The problem will be cyclical as well when your currency is cheap and your industries are low value add and labour intensive as that will bring forth the need to maintain relatively low wages but also a lot of subsidy on essential goods in order to maintain the equilibrium. Why do you think Malaysia has over 2m legal foreign workers and probably another 2m illegal ones - its to keep the wages low. It may not be a deliberate policy but one that is brought on by our low cost environment. In the end, our subsidy on essential goods and services will come to a highly significant amount that we no longer can tolerate.

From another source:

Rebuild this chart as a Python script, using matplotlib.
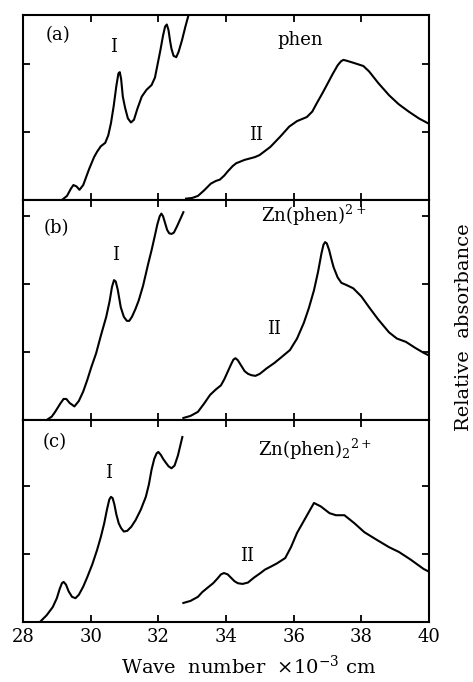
import matplotlib
matplotlib.use("Agg")
import matplotlib.pyplot as plt

plt.rcParams['font.family'] = ['DejaVu Serif']
plt.rcParams['mathtext.fontset'] = 'dejavuserif'

# wave number (x10^3 cm^-1) and relative absorbance
a1_x = [29.15, 29.3, 29.42, 29.49, 29.58, 29.67, 29.78, 29.95, 30.1, 30.19, 30.3, 30.43, 30.52, 30.6, 30.68, 30.76, 30.82, 30.86, 30.9, 30.95, 31.02, 31.1, 31.19, 31.28, 31.38, 31.51, 31.65, 31.8, 31.9, 31.98, 32.06, 32.14, 32.2, 32.25, 32.3, 32.35, 32.39, 32.45, 32.53, 32.6, 32.7, 32.8, 32.91]
a1_y = [0.0, 0.06, 0.17, 0.22, 0.2, 0.15, 0.22, 0.45, 0.63, 0.71, 0.79, 0.84, 0.95, 1.13, 1.38, 1.68, 1.86, 1.88, 1.78, 1.52, 1.35, 1.2, 1.14, 1.18, 1.34, 1.52, 1.62, 1.69, 1.8, 2.0, 2.2, 2.42, 2.55, 2.58, 2.5, 2.33, 2.22, 2.12, 2.1, 2.18, 2.35, 2.55, 2.75]
a2_x = [32.82, 33.0, 33.17, 33.35, 33.55, 33.7, 33.82, 33.95, 34.05, 34.2, 34.3, 34.4, 34.55, 34.7, 34.85, 34.99, 35.15, 35.31, 35.6, 35.87, 36.1, 36.39, 36.55, 36.68, 36.85, 36.98, 37.15, 37.3, 37.4, 37.47, 37.55, 37.75, 38.06, 38.23, 38.5, 38.82, 39.1, 39.4, 39.7, 40.0]
a2_y = [0.02, 0.03, 0.06, 0.14, 0.24, 0.28, 0.3, 0.36, 0.42, 0.5, 0.54, 0.56, 0.59, 0.61, 0.63, 0.66, 0.72, 0.78, 0.93, 1.08, 1.16, 1.22, 1.3, 1.42, 1.57, 1.69, 1.85, 1.98, 2.04, 2.06, 2.05, 2.02, 1.97, 1.89, 1.72, 1.54, 1.41, 1.3, 1.2, 1.12]

b1_x = [28.7, 28.85, 28.95, 29.1, 29.2, 29.28, 29.38, 29.52, 29.65, 29.78, 29.9, 30.02, 30.16, 30.3, 30.46, 30.56, 30.63, 30.69, 30.74, 30.8, 30.89, 30.98, 31.07, 31.14, 31.22, 31.32, 31.42, 31.55, 31.7, 31.8, 31.9, 31.97, 32.04, 32.09, 32.14, 32.2, 32.26, 32.32, 32.39, 32.46, 32.55, 32.65, 32.74]
b1_y = [0.0, 0.05, 0.12, 0.24, 0.31, 0.31, 0.25, 0.2, 0.28, 0.42, 0.59, 0.78, 0.98, 1.24, 1.52, 1.75, 1.96, 2.06, 2.04, 1.92, 1.66, 1.52, 1.46, 1.46, 1.52, 1.63, 1.76, 1.98, 2.3, 2.5, 2.72, 2.88, 3.0, 3.04, 3.0, 2.9, 2.8, 2.75, 2.74, 2.76, 2.85, 2.96, 3.06]
b2_x = [32.74, 32.95, 33.17, 33.35, 33.53, 33.7, 33.85, 33.95, 34.05, 34.15, 34.22, 34.28, 34.35, 34.45, 34.55, 34.65, 34.75, 34.87, 35.0, 35.2, 35.43, 35.65, 35.89, 36.1, 36.3, 36.45, 36.6, 36.72, 36.82, 36.88, 36.93, 36.98, 37.05, 37.12, 37.18, 37.3, 37.41, 37.55, 37.76, 38.0, 38.23, 38.5, 38.82, 39.05, 39.32, 39.6, 39.84, 40.0]
b2_y = [0.03, 0.06, 0.12, 0.24, 0.37, 0.45, 0.51, 0.6, 0.71, 0.82, 0.89, 0.91, 0.88, 0.8, 0.72, 0.68, 0.66, 0.65, 0.68, 0.76, 0.84, 0.93, 1.03, 1.2, 1.43, 1.65, 1.91, 2.18, 2.45, 2.58, 2.62, 2.6, 2.5, 2.36, 2.25, 2.1, 2.02, 1.99, 1.94, 1.82, 1.66, 1.48, 1.29, 1.2, 1.15, 1.06, 0.99, 0.95]

c1_x = [28.5, 28.7, 28.88, 29.0, 29.08, 29.15, 29.2, 29.27, 29.35, 29.45, 29.55, 29.65, 29.78, 29.9, 30.05, 30.19, 30.3, 30.4, 30.48, 30.55, 30.6, 30.65, 30.7, 30.76, 30.83, 30.9, 30.98, 31.08, 31.2, 31.33, 31.48, 31.63, 31.72, 31.8, 31.88, 31.95, 32.0, 32.07, 32.14, 32.21, 32.3, 32.39, 32.48, 32.58, 32.71]
c1_y = [0.0, 0.1, 0.22, 0.35, 0.48, 0.57, 0.59, 0.55, 0.45, 0.37, 0.35, 0.4, 0.52, 0.66, 0.85, 1.06, 1.25, 1.45, 1.65, 1.8, 1.84, 1.82, 1.73, 1.58, 1.45, 1.38, 1.33, 1.34, 1.4, 1.5, 1.65, 1.84, 2.02, 2.24, 2.4, 2.48, 2.5, 2.46, 2.4, 2.35, 2.29, 2.26, 2.3, 2.45, 2.72]
c2_x = [32.74, 32.95, 33.17, 33.3, 33.47, 33.62, 33.75, 33.85, 33.94, 34.05, 34.15, 34.25, 34.35, 34.49, 34.65, 34.82, 35.02, 35.15, 35.31, 35.5, 35.75, 35.92, 36.1, 36.35, 36.6, 36.8, 37.06, 37.25, 37.5, 37.8, 38.09, 38.45, 38.82, 39.11, 39.45, 39.84, 40.0]
c2_y = [0.28, 0.31, 0.37, 0.44, 0.51, 0.57, 0.64, 0.7, 0.72, 0.7, 0.65, 0.6, 0.57, 0.56, 0.58, 0.65, 0.72, 0.77, 0.81, 0.86, 0.94, 1.1, 1.31, 1.53, 1.75, 1.7, 1.6, 1.57, 1.57, 1.45, 1.32, 1.21, 1.1, 1.03, 0.92, 0.78, 0.74]

panels = [
    (a1_x, a1_y, a2_x, a2_y, 2.72, [1, 2], '(a)', 'phen',
     [(29.02, 2.43), (30.69, 2.25), (36.19, 2.35), (34.9, 0.96)]),
    (b1_x, b1_y, b2_x, b2_y, 3.24, [1, 2, 3], '(b)', 'Zn(phen)$^{2+}$',
     [(28.99, 2.82), (30.75, 2.43), (36.6, 3.01), (35.43, 1.34)]),
    (c1_x, c1_y, c2_x, c2_y, 2.97, [1, 2], '(c)', 'Zn(phen)$_2$$^{2+}$',
     [(28.94, 2.65), (30.54, 2.19), (36.63, 2.54), (34.61, 0.97)]),
]

fig = plt.figure(figsize=(4.73, 6.82), dpi=100)
left, right = 23 / 473, 429 / 473
tops = [15, 200, 420]
bots = [200, 420, 622]

for i, (x1, y1, x2, y2, ymax, yt, tag, name, pos) in enumerate(panels):
    ax = fig.add_axes([left, 1 - bots[i] / 682, right - left, (bots[i] - tops[i]) / 682])
    ax.plot(x1, y1, color='black', lw=1.5, solid_joinstyle='round')
    ax.plot(x2, y2, color='black', lw=1.5, solid_joinstyle='round')
    ax.set_xlim(28, 40)
    ax.set_ylim(0, ymax)
    ax.set_xticks([30, 32, 34, 36, 38])
    ax.set_yticks(yt)
    ax.tick_params(direction='in', top=True, right=True, length=5, width=1.3,
                   labelleft=False, labelsize=13)
    if i < 2:
        ax.tick_params(labelbottom=False)
    else:
        ax.set_xticks([28, 30, 32, 34, 36, 38, 40])
        ax.set_xticklabels(['28', '30', '32', '34', '36', '38', '40'])
        ax.tick_params(pad=4)
    for s in ax.spines.values():
        s.set_linewidth(1.5)
    ax.text(pos[0][0], pos[0][1], tag, fontsize=13, ha='center', va='center')
    ax.text(pos[1][0], pos[1][1], 'I', fontsize=13, ha='center', va='center')
    ax.text(pos[2][0], pos[2][1], name, fontsize=13, ha='center', va='center')
    ax.text(pos[3][0], pos[3][1], 'II', fontsize=13, ha='center', va='center')

fig.text(248 / 473, 1 - 666 / 682, 'Wave  number  $\\times$10$^{-3}$ cm',
         ha='center', va='center', fontsize=14)
fig.text(464 / 473, 1 - 327 / 682, 'Relative  absorbance', rotation=90,
         ha='center', va='center', fontsize=14)

fig.savefig('out.png', dpi=100)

Have a masterplan to dismantle the subsidy, have a schedule. Eventually that will mean that only companies and industries that are globally competitive (without subsidies) can survive, with the exception of a few critical sectors. For example, why are petrol, gas and electricity the same for companies and the public? Why are we subsidising the companies as well? If there are certain industries that cannot compete once we remove the indirect subsidies, then we will be better off. We do not need steel plants or cement plants if we can buy them cheaper elsewhere.

We can still play this game as we are a resource rich country, but we all know that those resources are being depleted rapidly. Petronas provides a huge chunk of our country's spending budget. Imagine if Petronas can only give half of what they have been giving for the past few years - we cannot even pay for the civil service.